'The Farthest': Seattle International Film Festival movie review
With a deep reverence for the most important space mission of the 20th century, "The Farthest" (screening at the 43rd Seattle International Film Festival starting May 19) is a fascinating, profound and beautiful celebration of a landmark in human exploration.
In short: In the late 1970s, NASA launched the Voyager space missions - a pair of probes sent on a one-way trip from Earth to become the first human-made objects to leave the solar system. This documentary interviews the scientists and engineers who created the probes and explores the vision behind the mission.
In this age, where NASA always seems to announce the discovery of another new planet orbiting a star light years away, it seems weird to consider a time when scientists - not just everyday people - did not know much about even Jupiter or Saturn. "The Farthest" takes a step back to offer context - that within a lifetime, humans went from sending no objects beyond the Earth to sending a pair of probes beyond the most distant planets. It's only from that starting point that the importance and significance of the Voyager missions begins. The interview subjects eloquently convey the staggering obstacles the probes had to overcome in sending a machine the size of bus with pinpoint precision through the solar system.
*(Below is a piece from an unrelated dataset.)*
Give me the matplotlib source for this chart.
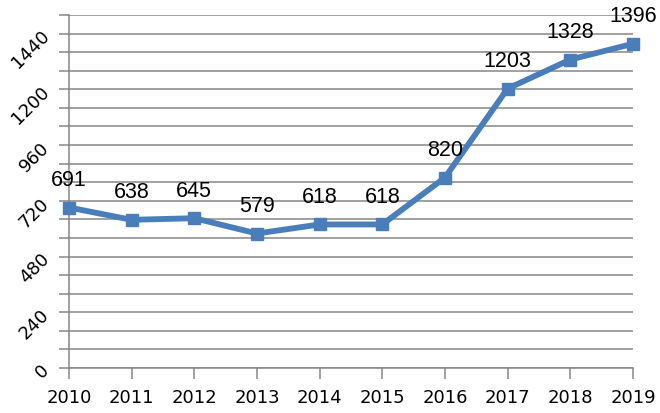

"The Farthest" balances a loving, lyrical excitement for space exploration with a totally accessible explainer of engineering and astrophysics. Veteran scientists eloquently put the immensity and scale of the mission into perspective. As the probes approach Saturn, Jupiter and the outer planets - for the first time - the film beautifully shows a progression of images as the probes approach the planets. Small fuzzy dots eventually grow into larger, stark images. "The Farthest" puts into context what we take for granted and, at presents it with enthusiastic joy.
The magic of this documentary is its poignancy for the amazing engineering feats overcome as well as the historic ramifications, for all humanity, of sending a human-made object into interstellar space. A pure excitement and passion permeates the film. A lesser version of this documentary would be a straightforward, dry history lesson - but "The Farthest" instead opts to wax poetic about one of humankind's greatest accomplishments.
Final verdict: A love letter to scientific curiosity and a pioneering spirit, "The Farthest" is an inspiring celebration of science and exploration. A cosmologist interviewed in the film sums up the underlying theme of this film best: "The beautiful thing about science is the ideas."
"The Farthest" screens at the 2017 Seattle International Film Festival. This documentary is unrated and has a running time of 121 minutes.